Bio-Safety and Bioethics


Biosafety as currently discussed in the International “Convention on Biological Diversity” (CBD) and designed to create internationally binding protocols on biosafety. The application of biotechnology to food and agriculture can bring not only potential risks and benefits as any technology can, but also concerns about the human dimensions coupled with biotechnology. These include both positive and negative impacts on stake holders, social institutions, economy and communities. Different areas associated with biosafety include: (i) Agriculture and food system issues (ii) Market and consumer issues (iii) Institutional issues, business issues and (iv) Social issues. Biosafety is the prevention of large-scale loss of biological integrity, focusing both on ecology and human health.

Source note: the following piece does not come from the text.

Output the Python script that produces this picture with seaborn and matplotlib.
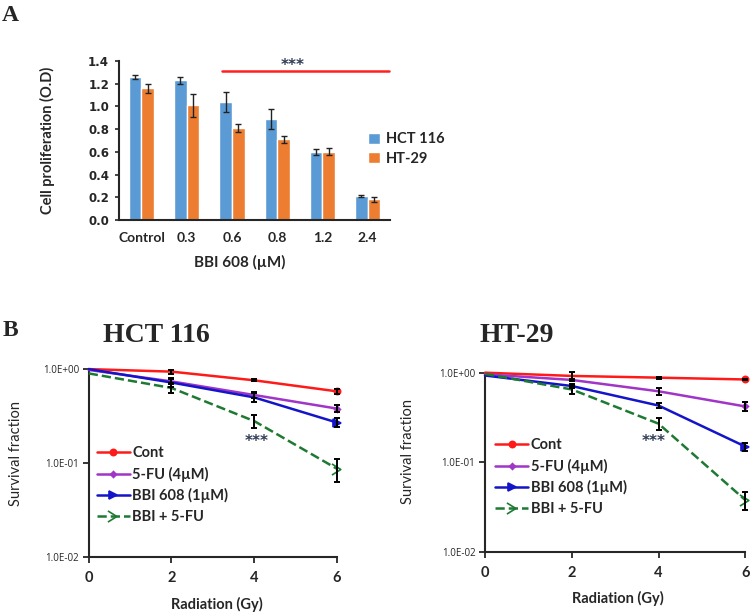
import numpy as np
import pandas as pd
import seaborn as sns
import matplotlib
matplotlib.use('Agg')
import matplotlib.pyplot as plt
from matplotlib.lines import Line2D
from matplotlib.path import Path
from matplotlib.legend_handler import HandlerLine2D
from matplotlib.ticker import FuncFormatter, NullLocator

# Panel A data (cell proliferation, O.D)
doses = ['Control', '0.3', '0.6', '0.8', '1.2', '2.4']
hct_od = [1.26, 1.23, 1.04, 0.89, 0.60, 0.21]
hct_od_err = [0.015, 0.03, 0.085, 0.09, 0.025, 0.01]
ht_od = [1.16, 1.01, 0.81, 0.71, 0.60, 0.18]
ht_od_err = [0.04, 0.10, 0.035, 0.03, 0.03, 0.025]

# Panel B data (survival fraction)
gy = [0, 2, 4, 6]
treatments = ['Cont', '5-FU (4µM)', 'BBI 608 (1µM)', 'BBI + 5-FU']
hct_cont = [1.0, 0.94, 0.76, 0.58]
hct_cont_err = [0.0, 0.05, 0.02, 0.04]
hct_fu = [0.98, 0.74, 0.53, 0.38]
hct_fu_err = [0.0, 0.05, 0.04, 0.03]
hct_bbi = [1.0, 0.72, 0.50, 0.27]
hct_bbi_err = [0.0, 0.08, 0.05, 0.03]
hct_combo = [0.90, 0.63, 0.28, 0.087]
hct_combo_err = [0.0, 0.08, 0.045, 0.024]

ht_cont = [1.0, 0.92, 0.88, 0.84]
ht_cont_err = [0.0, 0.09, 0.02, 0.02]
ht_fu = [0.96, 0.83, 0.62, 0.42]
ht_fu_err = [0.0, 0.03, 0.055, 0.05]
ht_bbi = [0.93, 0.71, 0.43, 0.15]
ht_bbi_err = [0.0, 0.04, 0.03, 0.015]
ht_combo = [0.97, 0.65, 0.27, 0.038]
ht_combo_err = [0.0, 0.065, 0.04, 0.009]

sns.set_style('ticks')
plt.rcParams['font.family'] = ['Lato', 'DejaVu Sans']
plt.rcParams['axes.linewidth'] = 1.5

fig = plt.figure(figsize=(7.52, 6.16), dpi=100)

# ---------------- Panel A ----------------
ax_a = fig.add_axes([0.158, 0.643, 0.361, 0.258])
df_a = pd.DataFrame({
    'dose': doses * 2,
    'od': hct_od + ht_od,
    'line': ['HCT 116'] * 6 + ['HT-29'] * 6,
})
sns.barplot(data=df_a, x='dose', y='od', hue='line', palette=['#5B9BD5', '#ED7D31'],
            width=0.56, errorbar=None, saturation=1, ax=ax_a)
for cont, vals, errs in zip(ax_a.containers, [hct_od, ht_od], [hct_od_err, ht_od_err]):
    xs = [p.get_x() + p.get_width() / 2 for p in cont]
    ax_a.errorbar(xs, vals, yerr=errs, fmt='none', ecolor='#222222',
                  elinewidth=1, capsize=2, capthick=1)

ax_a.set_xlim(-0.5, 5.5)
ax_a.set_ylim(0, 1.4)
ax_a.set_yticks(np.arange(0, 1.41, 0.2))
ax_a.yaxis.set_major_formatter(FuncFormatter(lambda v, p: f'{v:.1f}'))
sns.despine(ax=ax_a)
ax_a.tick_params(axis='x', length=0, pad=9, labelsize=10)
ax_a.tick_params(axis='y', length=3, width=1.2, pad=4)
for lab in ax_a.get_xticklabels():
    lab.set_fontweight('bold')
for lab in ax_a.get_yticklabels():
    lab.set_fontweight('bold')
    lab.set_family('DejaVu Sans')
    lab.set_fontsize(8.5)
ax_a.set_ylabel('Cell proliferation (O.D)', fontsize=10.5, fontweight='bold')
ax_a.set_xlabel('BBI 608 (µM)', fontsize=11, fontweight='bold')
ax_a.yaxis.set_label_coords(-0.235, 0.5)
ax_a.xaxis.set_label_coords(0.446, -0.22)

ax_a.plot([1.79, 5.48], [1.31, 1.31], color='#FF2020', lw=1.8, clip_on=False)
ax_a.text(3.35, 1.36, '***', ha='center', va='center', fontsize=11,
          fontweight='bold', family='DejaVu Sans', color='#2F3B55')
ax_a.legend(loc='center left', bbox_to_anchor=(355 / 752, 1 - 149 / 616),
            bbox_transform=fig.transFigure, frameon=False,
            prop={'weight': 'bold', 'size': 10.5}, handlelength=0.8,
            handleheight=0.8, handletextpad=0.4, labelspacing=0.35)

fig.text(0.003, 0.975, 'A', fontsize=17, fontweight='bold',
         family='Liberation Serif', va='center', ha='left')
fig.text(0.003, 0.463, 'B', fontsize=17, fontweight='bold',
         family='Liberation Serif', va='center', ha='left')


# ---------------- Panel B ----------------
class EndMarker(HandlerLine2D):
    def get_xdata(self, legend, xdescent, ydescent, width, height, fontsize):
        xdata = np.array([-xdescent, -xdescent + width])
        return xdata, np.array([-xdescent + width])


chevron = Path([(-1, 1), (0.6, 0), (-1, -1)], [Path.MOVETO, Path.LINETO, Path.LINETO])
styles = [
    dict(color='#FF1A1A', linestyle='-', marker='o', ms=4.5, mfc=None),
    dict(color='#A035C8', linestyle='-', marker='D', ms=3, mfc=None),
    dict(color='#1414C8', linestyle='-', marker='>', ms=6, mfc=None),
    dict(color='#1E7A32', linestyle='--', marker=chevron, ms=8, mfc='none'),
]


def survival_panel(rect, series, errs, title, title_x, leg_anchor, star_xy, xlab_xy, ylab_xy):
    ax = fig.add_axes(rect)
    for name, vals, st in zip(treatments, series, styles):
        extra = {} if st['mfc'] is None else {'markerfacecolor': st['mfc']}
        sns.lineplot(x=gy, y=vals, ax=ax, color=st['color'], linestyle=st['linestyle'],
                     marker=st['marker'], markersize=st['ms'], markevery=[-1],
                     markeredgewidth=1.2, markeredgecolor=st['color'], lw=1.8,
                     label=name, clip_on=False, zorder=4, **extra)
    for vals, err in zip(series, errs):
        ax.errorbar(gy[1:], vals[1:], yerr=err[1:], fmt='none', ecolor='black',
                    elinewidth=1.4, capsize=2.5, capthick=1.4, clip_on=False, zorder=5)
    ax.set_yscale('log')
    ax.set_ylim(0.01, 1.0)
    ax.set_xlim(0, 6)
    ax.set_xticks(gy)
    ax.yaxis.set_minor_locator(NullLocator())
    ax.yaxis.set_major_formatter(FuncFormatter(lambda v, p: f'{v:.1E}'))
    sns.despine(ax=ax)
    ax.tick_params(axis='y', length=4, width=1.3, pad=3)
    ax.tick_params(axis='x', length=4, width=1.3, labelsize=10.5, pad=6)
    for lab in ax.get_yticklabels():
        lab.set_family('Open Sans')
        lab.set_fontsize(7)
    for lab in ax.get_xticklabels():
        lab.set_fontweight('bold')
    ax.set_xlabel('Radiation (Gy)', fontsize=10.5, fontweight='bold')
    ax.set_ylabel('Survival fraction', fontsize=10.5)
    ax.xaxis.set_label_coords(*xlab_xy)
    ax.yaxis.set_label_coords(*ylab_xy)
    ax.text(star_xy[0], star_xy[1], '***', ha='center', va='center', fontsize=11,
            fontweight='bold', family='DejaVu Sans', color='#2F3B55')
    ax.legend(handler_map={Line2D: EndMarker()}, loc='upper left',
              bbox_to_anchor=leg_anchor, frameon=False, borderpad=0, borderaxespad=0,
              prop={'weight': 'bold', 'size': 10.5}, handlelength=2.3,
              handletextpad=0.15, labelspacing=0.45)
    fig.text(title_x, 0.456, title, fontsize=20, fontweight='bold',
             family='Liberation Serif', ha='center', va='center')
    return ax


survival_panel([0.118, 0.0958, 0.330, 0.305],
               [hct_cont, hct_fu, hct_bbi, hct_combo],
               [hct_cont_err, hct_fu_err, hct_bbi_err, hct_combo_err],
               'HCT 116', 156 / 752, (0.032, 0.59), (4.06, 0.17),
               (0.516, -0.215), (-0.265, 0.55))
survival_panel([0.645, 0.104, 0.346, 0.291],
               [ht_cont, ht_fu, ht_bbi, ht_combo],
               [ht_cont_err, ht_fu_err, ht_bbi_err, ht_combo_err],
               'HT-29', 517 / 752, (0.038, 0.635), (3.88, 0.17),
               (0.51, -0.215), (-0.27, 0.56))

fig.savefig('out.png', dpi=100)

These prevention mechanisms include conduction of regular reviews of the biosafety in laboratory settings, as well as strict guidelines to follow. The international Cartagena Protocol on Biosafety deals primarily with the agricultural definition but many advocacy groups seek to expand it to include post-genetic threats: new molecules, artificial life forms, and even robots which may compete directly in the natural food chain. ‘Biosafety’ means the need to protect human and animal health and environment from the possible adverse effects of the products of modern biotechnology. Bioethics is the study of the typically controversial ethical issues emerging from new situations and possibilities brought about by advances in biology and medicine. It is also moral discernment as it relates to medical policy and practice. Bioethicists are concerned with the ethical questions that arise in the relationships among life sciences, biotechnology, medicine, politics, law, and philosophy. The scope of bioethics can expand with biotechnology, including cloning, gene therapy, life extension, human genetic engineering, astroethics and life in space, and manipulation of basic biology through altered DNA, XNA and proteins. These developments will affect future evolution, and may require new principles that address life at its core, such as biotic ethics that values life itself at its basic biological processes and structures, and seeks their propagation.